What is Job Scheduling and Why Do We Use It?

Job scheduling helps us to manage a limited number of novel resources with an active userbase while guaranteeing the resources you need to finish your job. While job scheduling is currently most used for homogeneous cluster resources like PACE’s Phoenix cluster we have focused on using it for the Rogues Gallery to provide fair access to all users and to help document how specific resources are utilized.

We use Slurm as our job scheduler and resource manager as it is widely used by large cluster installations including Cori and Perlmutter at NERSC, Frontera at TACC, and near-term systems like Frontier at ORNL. Since the Rogues Gallery has a large diversity of resources, we have many different workflows depending on the novel architecture that is targeted.

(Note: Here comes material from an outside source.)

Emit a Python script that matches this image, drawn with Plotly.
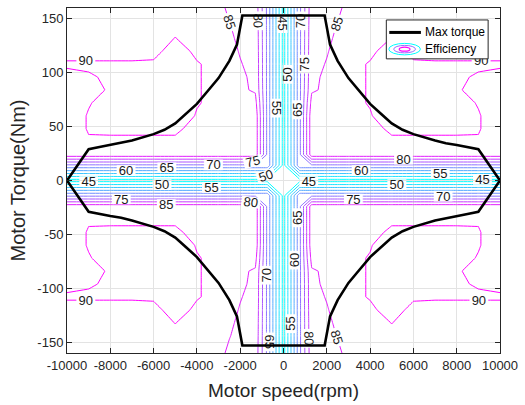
import numpy as np
import plotly.graph_objects as go

# ---- efficiency map, one quadrant (speed >= 0, torque >= 0), mirrored to all four ----
speed_q = [0, 750, 1300, 2000, 2500, 3000, 4000, 5000, 6000, 7000, 8000, 9000, 10000]
torque_q = [0, 14, 24, 36, 48, 60, 72, 84, 96, 108, 120, 132, 144, 160]
eff_q = [
    [43, 43, 43, 43, 43, 43, 43, 43, 43, 43, 43, 43, 43],
    [43, 69, 69, 69, 69, 69, 69, 69, 69, 69, 69, 69, 69],
    [43, 69, 88, 88, 88, 88, 88, 88, 88, 88, 88, 88, 88],
    [43, 69, 88, 88, 88, 88, 88, 88, 88, 88, 88, 89.5, 88],
    [43, 69, 88, 88, 88, 88, 86.5, 92, 92, 92, 92, 90.4, 87],
    [43, 69, 88, 88, 88, 88.5, 89.7, 92.5, 92.5, 92.5, 92.5, 90.4, 87],
    [43, 69, 86.5, 88, 88, 89, 90.25, 92.5, 92.5, 92.5, 92, 89.65, 87],
    [43, 69, 84.5, 85.67, 88, 89, 90.25, 92, 92, 92, 90.5, 88.5, 87],
    [43, 69, 84, 85.8, 88, 89, 90.25, 92, 92, 92, 91, 89.3, 89],
    [43, 69, 84, 85.17, 88, 89, 90.25, 91, 90.5, 90.5, 90.5, 91.1, 90.5],
    [43, 69, 83.8, 84.8, 85.9, 88.5, 89.3, 91.5, 89, 88.5, 88.5, 86.7, 88.5],
    [43, 69, 83.6, 84.5, 85.43, 88, 88, 90.1, 88.1, 88, 88, 88, 88],
    [43, 69, 83.4, 84.3, 85.1, 88, 88, 89, 88, 88, 88, 88, 87.5],
    [43, 69, 83, 84, 84.6, 85.6, 87, 88, 88, 88, 88, 88, 87],
]
levels = dict(start=45, end=90, size=5)

# ---- max torque envelope (speed >= 0), mirrored ----
mt_speed = [0, 1900, 2150, 2300, 2500, 3000, 3500, 4000, 4500, 5000, 5500, 6000,
            7000, 7500, 8000, 8500, 9000, 10000]
mt_torque = [153, 153, 126, 119, 111, 95, 83, 71, 62, 53, 47, 43,
             37, 34.5, 33, 31, 29, 0]

x_ticks = [-10000, -8000, -6000, -4000, -2000, 0, 2000, 4000, 6000, 8000, 10000]
y_ticks = [-150, -100, -50, 0, 50, 100, 150]

# build full mirrored grid
Zq = np.array(eff_q, dtype=float)
Zh = np.vstack([Zq[:0:-1], Zq])
Z = np.hstack([Zh[:, :0:-1], Zh])
spd_full = [-s for s in speed_q[:0:-1]] + speed_q
trq_full = [-t for t in torque_q[:0:-1]] + torque_q

up_x = [-s for s in mt_speed[::-1]] + mt_speed[1:]
up_y = mt_torque[::-1] + mt_torque[1:]
env_x = up_x + up_x[::-1][1:]
env_y = up_y + [-v for v in up_y[::-1][1:]]

FONT = "Liberation Sans, Arial, Helvetica, sans-serif"

fig = go.Figure()
fig.add_trace(go.Contour(
    x=spd_full, y=trq_full, z=Z,
    contours=dict(start=levels["start"], end=levels["end"], size=levels["size"],
                  coloring="lines", showlabels=True,
                  labelfont=dict(size=13, color="#1a1a1a", family=FONT)),
    colorscale=[[0, "rgb(0,255,255)"], [1, "rgb(255,0,255)"]],
    zauto=False, zmin=45, zmax=90,
    line=dict(width=1, smoothing=0), showscale=False, hoverinfo="skip",
))
fig.add_trace(go.Scatter(x=env_x, y=env_y, mode="lines",
                         line=dict(color="black", width=2.6), hoverinfo="skip"))

L, R, T, B = 67, 505, 7, 353
W, H = 525, 405


def px(x):
    return (x - L) / (R - L)


def py(y):
    return (B - y) / (B - T)


shapes = [
    dict(type="rect", xref="paper", yref="paper", x0=px(390), x1=px(493), y0=py(58), y1=py(19),
         line=dict(color="#262626", width=1), fillcolor="white", layer="above"),
    dict(type="line", xref="paper", yref="paper", x0=px(393), x1=px(425), y0=py(31.5), y1=py(31.5),
         line=dict(color="black", width=3), layer="above"),
    dict(type="circle", xref="paper", yref="paper", x0=px(392.5), x1=px(424.5), y0=py(54), y1=py(42.5),
         line=dict(color="rgb(0,255,255)", width=1), layer="above"),
    dict(type="circle", xref="paper", yref="paper", x0=px(397.5), x1=px(419.5), y0=py(52), y1=py(44.5),
         line=dict(color="rgb(150,110,255)", width=1), layer="above"),
    dict(type="circle", xref="paper", yref="paper", x0=px(403), x1=px(414), y0=py(50.2), y1=py(46.3),
         line=dict(color="rgb(255,0,255)", width=1.2), layer="above"),
]
annotations = [
    dict(x=px(427), y=py(31.5), xref="paper", yref="paper", text="Max torque", showarrow=False,
         xanchor="left", yanchor="middle", font=dict(size=12, color="black", family=FONT)),
    dict(x=px(427), y=py(48.5), xref="paper", yref="paper", text="Efficiency", showarrow=False,
         xanchor="left", yanchor="middle", font=dict(size=12, color="black", family=FONT)),
]

axis_common = dict(showline=True, linecolor="#262626", linewidth=1, mirror="ticks",
                   ticks="inside", ticklen=5, tickcolor="#262626",
                   showgrid=True, gridcolor="#e3e3e3", gridwidth=1, zeroline=False,
                   tickfont=dict(size=13, color="#262626", family=FONT))

fig.update_layout(
    width=W, height=H,
    margin=dict(l=L, r=W - R, t=T, b=H - B),
    paper_bgcolor="white", plot_bgcolor="white",
    showlegend=False,
    font=dict(family=FONT),
    xaxis=dict(range=[-10000, 10000], tickvals=x_ticks, ticktext=[str(v) for v in x_ticks],
               title=dict(text="Motor speed(rpm)", font=dict(size=19, color="#262626", family=FONT),
                          standoff=12),
               **axis_common),
    yaxis=dict(range=[-160, 160], tickvals=y_ticks, ticktext=[str(v) for v in y_ticks],
               title=dict(text="Motor Torque(Nm)", font=dict(size=20, color="#262626", family=FONT),
                          standoff=6),
               **axis_common),
    shapes=shapes, annotations=annotations,
)

fig.write_html("out.html")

What Slurm queues are available?

You can check the current status of all queues by using sinfo --federation on any RG node. The Pathfinder runs as a “federated” Slurm cluster since it has a different host environment than the other RG nodes.

Slurm Partitions

Queue Partition Time Limit Nodes Node List Notes
rg-pathfinder No limit 32 c0n[0-7],c1n[0-7],c2n[0-7],c3n[0-7] Lucata Pathfinder system
rg-arm-debug 4 hours 4 octavius[1-4] Used to compile/profile code
rg-arm-long 12 hours 16 octavius[1-16] Used for longer running jobs
rg-gpu 12 hours 7 frozone[1-4],instinct,quorra[1-2] Different types of GPU-focused nodes for classes and neuromorphic research
rg-hpc 12 hours 3 flubber[8-10] General HPC nodes
rg-intel-fpga-hw 12 hours 2 flubber[2-3] Hosts Intel FPGAs
rg-xilinx-fpga-hw 12 hours 2 flubber[1-3] Hosts Xilinx FPGAss
rg-smart-nic 12 hours 2 flubber[6-7] SmartNIC nodes
notebook 12 hours 1 hawksbill Used to run Jupyter notebooks for tutorials, data analysis

How do I get started with Slurm on RG?

We suggest that you first check out the following Slurm “Getting Started” resources from LLNL if you have not used a batch submission system before.

Then please check out our RG Slurm Examples page and the RG Workflows page for architecture of interest and specific commands to run for these systems.

Important Slurm Commands

Please consider looking at PACE’s training information for Slurm as well.

  • sinfo - See status of queues and what is active/idle.
  • squeue - See the status of your jobs. You can also run squeue -u <username> to just list your jobs.
  • scancel - Used with the JOBID reported by squeue to cancel a job.